- [STATED TASK]: Transcribe the data that follows precisely, omitting nothing.

- [INFORMATION SUPPLIED]:
'''

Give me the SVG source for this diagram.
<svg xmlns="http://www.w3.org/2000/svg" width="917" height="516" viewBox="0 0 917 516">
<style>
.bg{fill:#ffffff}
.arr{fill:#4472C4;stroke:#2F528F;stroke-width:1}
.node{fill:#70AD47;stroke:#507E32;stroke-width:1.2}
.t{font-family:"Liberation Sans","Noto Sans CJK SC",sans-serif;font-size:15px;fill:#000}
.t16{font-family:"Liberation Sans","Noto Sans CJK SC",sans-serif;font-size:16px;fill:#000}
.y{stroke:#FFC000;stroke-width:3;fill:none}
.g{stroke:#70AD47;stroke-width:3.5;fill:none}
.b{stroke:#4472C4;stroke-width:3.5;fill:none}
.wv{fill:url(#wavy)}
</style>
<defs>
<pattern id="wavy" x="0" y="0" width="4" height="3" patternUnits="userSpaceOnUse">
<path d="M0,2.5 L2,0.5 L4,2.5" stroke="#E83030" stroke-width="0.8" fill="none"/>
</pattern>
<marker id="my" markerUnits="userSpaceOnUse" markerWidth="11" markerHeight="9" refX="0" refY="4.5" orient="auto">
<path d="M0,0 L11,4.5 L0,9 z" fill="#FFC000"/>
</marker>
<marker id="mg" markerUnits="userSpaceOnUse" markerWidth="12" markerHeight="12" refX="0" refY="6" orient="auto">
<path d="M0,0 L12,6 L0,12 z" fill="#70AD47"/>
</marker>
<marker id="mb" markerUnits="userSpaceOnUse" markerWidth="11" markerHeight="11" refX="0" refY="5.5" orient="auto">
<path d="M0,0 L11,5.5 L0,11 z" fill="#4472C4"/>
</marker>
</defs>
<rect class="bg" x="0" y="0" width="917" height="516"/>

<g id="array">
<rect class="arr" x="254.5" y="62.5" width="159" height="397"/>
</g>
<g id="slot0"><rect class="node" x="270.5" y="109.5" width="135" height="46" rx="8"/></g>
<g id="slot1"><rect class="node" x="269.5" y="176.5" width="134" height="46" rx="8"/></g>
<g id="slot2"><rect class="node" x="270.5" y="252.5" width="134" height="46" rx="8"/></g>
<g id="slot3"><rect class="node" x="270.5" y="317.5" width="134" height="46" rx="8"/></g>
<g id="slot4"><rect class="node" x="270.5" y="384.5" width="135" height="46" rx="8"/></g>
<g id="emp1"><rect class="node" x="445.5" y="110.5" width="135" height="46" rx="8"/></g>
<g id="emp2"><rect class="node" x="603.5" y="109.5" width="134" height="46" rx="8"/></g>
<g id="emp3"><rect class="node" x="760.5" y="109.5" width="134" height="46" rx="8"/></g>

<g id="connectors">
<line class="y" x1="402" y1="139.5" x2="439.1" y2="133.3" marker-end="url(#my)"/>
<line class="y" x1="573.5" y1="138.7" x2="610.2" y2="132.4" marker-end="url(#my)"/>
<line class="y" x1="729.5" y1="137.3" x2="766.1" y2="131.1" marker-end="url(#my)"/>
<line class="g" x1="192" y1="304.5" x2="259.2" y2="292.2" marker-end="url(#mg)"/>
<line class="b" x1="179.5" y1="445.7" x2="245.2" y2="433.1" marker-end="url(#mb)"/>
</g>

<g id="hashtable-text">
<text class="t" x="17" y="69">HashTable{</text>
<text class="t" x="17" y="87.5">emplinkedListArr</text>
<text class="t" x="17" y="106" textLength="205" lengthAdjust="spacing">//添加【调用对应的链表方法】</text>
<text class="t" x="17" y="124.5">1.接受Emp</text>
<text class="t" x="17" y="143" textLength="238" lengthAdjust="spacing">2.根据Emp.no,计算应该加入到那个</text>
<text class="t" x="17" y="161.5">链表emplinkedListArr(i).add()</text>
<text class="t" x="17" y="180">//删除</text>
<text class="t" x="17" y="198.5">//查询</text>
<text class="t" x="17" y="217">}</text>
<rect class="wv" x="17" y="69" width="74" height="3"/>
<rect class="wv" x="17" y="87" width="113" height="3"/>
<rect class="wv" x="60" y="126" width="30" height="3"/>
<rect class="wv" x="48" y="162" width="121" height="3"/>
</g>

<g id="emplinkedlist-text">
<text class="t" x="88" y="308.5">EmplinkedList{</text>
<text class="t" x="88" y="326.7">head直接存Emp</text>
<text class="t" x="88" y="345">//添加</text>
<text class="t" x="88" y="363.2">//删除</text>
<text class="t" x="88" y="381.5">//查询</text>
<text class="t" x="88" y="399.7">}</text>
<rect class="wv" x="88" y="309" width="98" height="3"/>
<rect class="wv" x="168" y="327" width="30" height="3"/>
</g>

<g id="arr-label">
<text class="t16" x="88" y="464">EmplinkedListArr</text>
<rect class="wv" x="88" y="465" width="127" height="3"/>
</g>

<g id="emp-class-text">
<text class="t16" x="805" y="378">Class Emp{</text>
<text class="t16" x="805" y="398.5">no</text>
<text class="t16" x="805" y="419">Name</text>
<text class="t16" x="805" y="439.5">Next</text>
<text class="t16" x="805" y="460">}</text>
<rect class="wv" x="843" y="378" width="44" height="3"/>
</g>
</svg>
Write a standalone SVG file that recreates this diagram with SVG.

'''

- [THE ANSWER]:
Give me the SVG source for this diagram.
<svg xmlns="http://www.w3.org/2000/svg" width="917" height="516" viewBox="0 0 917 516">
<style>
.bg{fill:#ffffff}
.arr{fill:#4472C4;stroke:#2F528F;stroke-width:1}
.node{fill:#70AD47;stroke:#507E32;stroke-width:1.2}
.t{font-family:"Liberation Sans","Noto Sans CJK SC",sans-serif;font-size:15px;fill:#000}
.t16{font-family:"Liberation Sans","Noto Sans CJK SC",sans-serif;font-size:16px;fill:#000}
.y{stroke:#FFC000;stroke-width:3;fill:none}
.g{stroke:#70AD47;stroke-width:3.5;fill:none}
.b{stroke:#4472C4;stroke-width:3.5;fill:none}
.wv{fill:url(#wavy)}
</style>
<defs>
<pattern id="wavy" x="0" y="0" width="4" height="3" patternUnits="userSpaceOnUse">
<path d="M0,2.5 L2,0.5 L4,2.5" stroke="#E83030" stroke-width="0.8" fill="none"/>
</pattern>
<marker id="my" markerUnits="userSpaceOnUse" markerWidth="11" markerHeight="9" refX="0" refY="4.5" orient="auto">
<path d="M0,0 L11,4.5 L0,9 z" fill="#FFC000"/>
</marker>
<marker id="mg" markerUnits="userSpaceOnUse" markerWidth="12" markerHeight="12" refX="0" refY="6" orient="auto">
<path d="M0,0 L12,6 L0,12 z" fill="#70AD47"/>
</marker>
<marker id="mb" markerUnits="userSpaceOnUse" markerWidth="11" markerHeight="11" refX="0" refY="5.5" orient="auto">
<path d="M0,0 L11,5.5 L0,11 z" fill="#4472C4"/>
</marker>
</defs>
<rect class="bg" x="0" y="0" width="917" height="516"/>

<g id="array">
<rect class="arr" x="254.5" y="62.5" width="159" height="397"/>
</g>
<g id="slot0"><rect class="node" x="270.5" y="109.5" width="135" height="46" rx="8"/></g>
<g id="slot1"><rect class="node" x="269.5" y="176.5" width="134" height="46" rx="8"/></g>
<g id="slot2"><rect class="node" x="270.5" y="252.5" width="134" height="46" rx="8"/></g>
<g id="slot3"><rect class="node" x="270.5" y="317.5" width="134" height="46" rx="8"/></g>
<g id="slot4"><rect class="node" x="270.5" y="384.5" width="135" height="46" rx="8"/></g>
<g id="emp1"><rect class="node" x="445.5" y="110.5" width="135" height="46" rx="8"/></g>
<g id="emp2"><rect class="node" x="603.5" y="109.5" width="134" height="46" rx="8"/></g>
<g id="emp3"><rect class="node" x="760.5" y="109.5" width="134" height="46" rx="8"/></g>

<g id="connectors">
<line class="y" x1="402" y1="139.5" x2="439.1" y2="133.3" marker-end="url(#my)"/>
<line class="y" x1="573.5" y1="138.7" x2="610.2" y2="132.4" marker-end="url(#my)"/>
<line class="y" x1="729.5" y1="137.3" x2="766.1" y2="131.1" marker-end="url(#my)"/>
<line class="g" x1="192" y1="304.5" x2="259.2" y2="292.2" marker-end="url(#mg)"/>
<line class="b" x1="179.5" y1="445.7" x2="245.2" y2="433.1" marker-end="url(#mb)"/>
</g>

<g id="hashtable-text">
<text class="t" x="17" y="69">HashTable{</text>
<text class="t" x="17" y="87.5">emplinkedListArr</text>
<text class="t" x="17" y="106" textLength="205" lengthAdjust="spacing">//添加【调用对应的链表方法】</text>
<text class="t" x="17" y="124.5">1.接受Emp</text>
<text class="t" x="17" y="143" textLength="238" lengthAdjust="spacing">2.根据Emp.no,计算应该加入到那个</text>
<text class="t" x="17" y="161.5">链表emplinkedListArr(i).add()</text>
<text class="t" x="17" y="180">//删除</text>
<text class="t" x="17" y="198.5">//查询</text>
<text class="t" x="17" y="217">}</text>
<rect class="wv" x="17" y="69" width="74" height="3"/>
<rect class="wv" x="17" y="87" width="113" height="3"/>
<rect class="wv" x="60" y="126" width="30" height="3"/>
<rect class="wv" x="48" y="162" width="121" height="3"/>
</g>

<g id="emplinkedlist-text">
<text class="t" x="88" y="308.5">EmplinkedList{</text>
<text class="t" x="88" y="326.7">head直接存Emp</text>
<text class="t" x="88" y="345">//添加</text>
<text class="t" x="88" y="363.2">//删除</text>
<text class="t" x="88" y="381.5">//查询</text>
<text class="t" x="88" y="399.7">}</text>
<rect class="wv" x="88" y="309" width="98" height="3"/>
<rect class="wv" x="168" y="327" width="30" height="3"/>
</g>

<g id="arr-label">
<text class="t16" x="88" y="464">EmplinkedListArr</text>
<rect class="wv" x="88" y="465" width="127" height="3"/>
</g>

<g id="emp-class-text">
<text class="t16" x="805" y="378">Class Emp{</text>
<text class="t16" x="805" y="398.5">no</text>
<text class="t16" x="805" y="419">Name</text>
<text class="t16" x="805" y="439.5">Next</text>
<text class="t16" x="805" y="460">}</text>
<rect class="wv" x="843" y="378" width="44" height="3"/>
</g>
</svg>
Write a standalone SVG file that recreates this diagram with SVG.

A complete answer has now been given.